Tot slot: drukte is relatief. Er zijn veel plekken en momenten dat het rustig is in Amsterdam. Hoe stil de stad in de vroege ochtend is, beschreef Els Quagebeur onlangs treffend in Het Parool: ‘Tussen vijf en acht uur ’s ochtends lijkt Amsterdam meer op Appelscha dan op New York.’ En volgens een onderzoek van de GGD Amsterdam zijn er nog tal van openbare plekken waar een fluistertoon volstaat om een gesprek te kunnen voeren, zoals het WG-terrein, de Kromboomsloot en de Kadijken.
Bij wijze van geheimtip maken we een overzicht van plekken waar je de drukte even kunt ontvluchten.

Wonen: meer bewoners = kansen voor kantoorgebieden
Als de groei van de steden onderworpen is aan een wetmatigheid, dan is het wel the rich get richer. Wiskundige Barabasi ontdekte bij de beschrijving van netwerken – of het nu gaat om steden, vliegvelden, websites of literatuurverwijzingen – dat je steeds heel veel kleine knopen hebt en een beperkt aantal hele grote, oftewel hubs, die blijven groeien. Amsterdam is zo’n hub en langzaam wordt de keerzijde van de medaille zichtbaar. De vraag is: wie betalen de prijs voor het succes?
De druk drijft de prijzen op: woon- en werkruimte worden steeds moeilijker te betalen. Om sociale woningbouw binnen de Ring A10 overeind te houden, wil woningcorporatie De Key enkel nog woningen van maximaal 55 vierkante meter bouwen. ‘Alleen mensen die een half miljoen op de plank hebben liggen kunnen groter wonen’, aldus bestuursvoorzitter Leon Bobbe, ‘anders moet je naar Purmerend of Almere.’ Gezinnen kunnen het dus wel vergeten. Ook kunstenaars en startende ondernemers wijken noodgedwongen uit. Niet naar suburbs, maar naar goedkopere steden als Rotterdam en Berlijn.
In de jaren tachtig en negentig fungeerde kraken als een bron van goedkope woningen voor nieuwkomers en als hefboom in de (binnen)stedelijke ontwikkeling. Begin van deze eeuw werd deze rol overgenomen door het tijdelijk gebruik van leegstaande kantoren aan de randen van de stad. Maar hoe moet het verder als de aanzuigende werking alle leegstand opvult? Via de markt? Die zorgt voor torenhoge prijzen. Via de sociale woningbouw dan maar? Wachtlijsten van vijftien jaar en langer zijn nu ook niet direct een oplossing voor nieuwkomers.
Moeten we niet een contingent voor tijdelijk gebruik in stand houden als incubatiemilieu? Moet het bouwbesluit dan op de schop voor deze ‘woningen’? En hoe zorg je dat die vervolgens, zonder de dreiging van de sloophamer of verkoop, niet meteen dichtslibben?

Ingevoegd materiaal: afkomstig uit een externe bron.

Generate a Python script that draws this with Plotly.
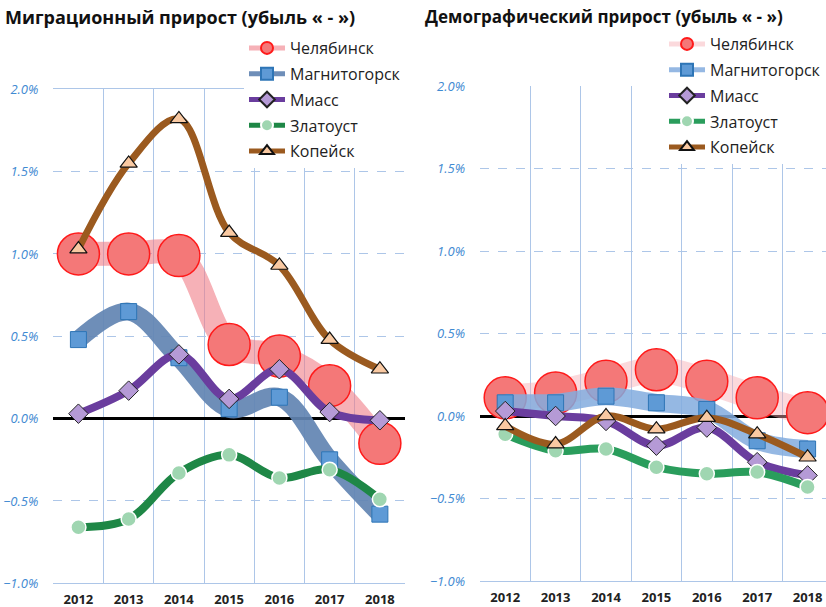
"""
Migration and demographic growth, five Chelyabinsk-region cities, 2012-2018
"""
import plotly.graph_objects as go
from plotly.subplots import make_subplots

years = ["2012", "2013", "2014", "2015", "2016", "2017", "2018"]
cities = ["Челябинск", "Магнитогорск", "Миасс", "Златоуст", "Копейск"]

# Migration growth, % (left panel)
mig_chel = [1.00, 1.00, 0.99, 0.45, 0.38, 0.20, -0.15]
mig_magn = [0.48, 0.65, 0.37, 0.06, 0.13, -0.25, -0.58]
mig_miass = [0.03, 0.17, 0.39, 0.12, 0.30, 0.04, -0.01]
mig_zlat = [-0.66, -0.61, -0.33, -0.22, -0.36, -0.31, -0.49]
mig_kop = [1.03, 1.55, 1.82, 1.13, 0.93, 0.48, 0.30]

# Demographic growth, % (right panel)
dem_chel = [0.11, 0.14, 0.21, 0.28, 0.21, 0.11, 0.02]
dem_magn = [0.08, 0.08, 0.12, 0.08, 0.04, -0.15, -0.20]
dem_miass = [0.03, 0.00, -0.03, -0.18, -0.07, -0.28, -0.36]
dem_zlat = [-0.11, -0.21, -0.20, -0.31, -0.35, -0.34, -0.43]
dem_kop = [-0.06, -0.17, 0.00, -0.08, -0.01, -0.11, -0.25]

titles = ["Миграционный прирост (убыль « - »)", "Демографический прирост (убыль « - »)"]

FONT = "Open Sans"
GRID = "#adc6e8"
TICK_BLUE = "#3f8ad2"

W, H = 826, 607


def px(x):
    return x / W


def py(y):
    return 1 - y / H


# line + marker style per city, per panel
styles_left = [
    dict(line=dict(color="rgba(240,125,135,0.6)", width=24),
         marker=dict(symbol="circle", size=42, color="#f47878", line=dict(color="#ff1a1a", width=1.5))),
    dict(line=dict(color="rgba(98,132,178,0.92)", width=18),
         marker=dict(symbol="square", size=16, color="#5e9ad6", line=dict(color="#2e75b6", width=1))),
    dict(line=dict(color="#6a3d9e", width=8),
         marker=dict(symbol="diamond", size=15, color="#b59ad6", line=dict(color="#222222", width=1))),
    dict(line=dict(color="#1e8746", width=8),
         marker=dict(symbol="circle", size=15, color="#9fd6b1", line=dict(color="#ffffff", width=1.5))),
    dict(line=dict(color="#9b5a1f", width=7),
         marker=dict(symbol="triangle-up", size=15, color="#f9c9a2", line=dict(color="#111111", width=1.2))),
]
styles_right = [
    dict(line=dict(color="rgba(246,170,178,0.45)", width=26),
         marker=dict(symbol="circle", size=42, color="#f47878", line=dict(color="#ff1a1a", width=1.5))),
    dict(line=dict(color="rgba(130,172,222,0.85)", width=18),
         marker=dict(symbol="square", size=16, color="#5e9ad6", line=dict(color="#2e75b6", width=1))),
    dict(line=dict(color="#6a3d9e", width=8),
         marker=dict(symbol="diamond", size=15, color="#b59ad6", line=dict(color="#222222", width=1))),
    dict(line=dict(color="#2a9d5c", width=8),
         marker=dict(symbol="circle", size=15, color="#9fd6b1", line=dict(color="#ffffff", width=1.5))),
    dict(line=dict(color="#9b5a1f", width=7),
         marker=dict(symbol="triangle-up", size=15, color="#f9c9a2", line=dict(color="#111111", width=1.2))),
]

fig = make_subplots(rows=1, cols=2)

left = [mig_chel, mig_magn, mig_miass, mig_zlat, mig_kop]
right = [dem_chel, dem_magn, dem_miass, dem_zlat, dem_kop]

for i, (name, vals, st) in enumerate(zip(cities, left, styles_left)):
    fig.add_trace(go.Scatter(
        x=years, y=vals, name=name, mode="lines+markers",
        line=dict(shape="spline", smoothing=1.0, **st["line"]),
        marker=st["marker"], legend="legend", legendgroup=f"L{i}",
    ), row=1, col=1)

for i, (name, vals, st) in enumerate(zip(cities, right, styles_right)):
    fig.add_trace(go.Scatter(
        x=years, y=vals, name=name, mode="lines+markers",
        line=dict(shape="spline", smoothing=1.0, **st["line"]),
        marker=st["marker"], legend="legend2", legendgroup=f"R{i}",
    ), row=1, col=2)

xax = dict(
    type="category", tickson="boundaries", showgrid=True, gridcolor=GRID, gridwidth=1,
    showline=True, linecolor=GRID, mirror=True, ticks="", automargin=False,
    tickfont=dict(family=FONT, size=13, color="#222222", weight="bold"),
    ticklabelstandoff=4,
)
yax = dict(
    range=[-1.0, 2.0], dtick=0.5, tickformat=".1f", ticksuffix="%",
    showgrid=True, gridcolor=GRID, griddash="dash", gridwidth=1,
    zeroline=True, zerolinecolor="black", zerolinewidth=3, automargin=False,
    tickfont=dict(family=FONT, size=13, color=TICK_BLUE, style="italic"),
    ticklabelstandoff=14,
)

legend_style = dict(
    xanchor="left", yanchor="top", bgcolor="white", itemsizing="constant", itemwidth=36,
    font=dict(family=FONT, size=16, color="#222222"), tracegroupgap=2,
)

fig.update_layout(
    xaxis=dict(xax, domain=[px(53.3), px(405)], range=[-0.5, 6.5]),
    xaxis2=dict(xax, domain=[px(480), 1.0], range=[-0.5, 6.365], mirror=False),
    yaxis=dict(yax, domain=[py(583.3), py(89.3)]),
    yaxis2=dict(yax, domain=[py(581), py(86)]),
    width=W, height=H,
    margin=dict(l=0, r=0, t=0, b=0),
    paper_bgcolor="white", plot_bgcolor="white",
    font=dict(family=FONT, color="#222222"),
    legend=dict(legend_style, x=px(244), y=py(31)),
    legend2=dict(legend_style, x=px(664), y=py(27)),
    annotations=[
        dict(text=titles[0], x=px(3), y=py(17), xref="paper", yref="paper",
             xanchor="left", yanchor="middle", showarrow=False,
             font=dict(family=FONT, size=18, color="#111111", weight="bold")),
        dict(text=titles[1], x=px(423), y=py(17), xref="paper", yref="paper",
             xanchor="left", yanchor="middle", showarrow=False,
             font=dict(family=FONT, size=17, color="#111111", weight="bold")),
    ],
)

# drop the default 8px page margin so the 826x607 figure fills the window exactly
fig.write_html("out.html", config={"displayModeBar": False},
               post_script="document.body.style.margin = '0';")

En de kinderen van de zittende bewoners, waar zullen zij terechtkomen? Dankzij  de sterke huurbescherming zorgt gentrificatie in Amsterdam, anders dan in bijvoorbeeld Londen en New York, dat mensen niet worden verdreven. Maar op termijn eist gentrificatie wel degelijk haar tol: huren stijgen door de koppeling aan de woz-waarde en door hoogwaardige renovaties. Hoe complex de wisselwerking is blijkt in Buiksloterham en Volewijck, wijken die de laatste jaren eindelijk tot bloei zijn gekomen en in alle hippe bladen staan, maar die dit jaar ook ineens opdoken in het Armoedesignalement van het CBS en CPB.
Op nog langere termijn geldt de uitsluiting vrijwel zeker voor de kinderen van arme bewoners: op het moment dat die zelfstandige woonruimte zoeken, zullen ze door de afname van de sociale woningvoorraad waarschijnlijk de stad uit worden gedrukt, of in ieder geval naar de rand.
De druk op de woningmarkt biedt ook enorme kansen. Op het voormalige kantorenterrein Bergwijkpark (Diemen) is de afgelopen twee jaar een studentencampus gebouwd, de duizend woningen zaten vanaf het begin vol. Inmiddels staat ernaast de stedelijke wijk Holland Park gepland: 3.400 woningen, allemaal koop en middeldure huur. Het lijkt een instant succes te worden. Architect Sjoerd Soeters, die het plan ontwierp: ‘Je zult zien dat ook locaties net buiten de stad plotseling aantrekkelijk worden.’
Op Sloterdijk zijn opmerkelijke successen geboekt met de transformatie van leegstaande kantoren tot tijdelijke woonruimte in de vorm van hotels, hostels en studentenwoningen, maar met de stedelijke levendigheid vlot het een stuk minder – Soupalicious en Bret vormen een voorzichtige voorhoede. Hotelloods René van Schie, die het afgelopen decennium 9 duizend hotelkamers naar Amsterdam haalde, wil nu ‘attractieloods’ worden om onder andere Sloterdijk levendiger te maken. Wat is er nodig en mogelijk op Sloterdijk? En voor wie?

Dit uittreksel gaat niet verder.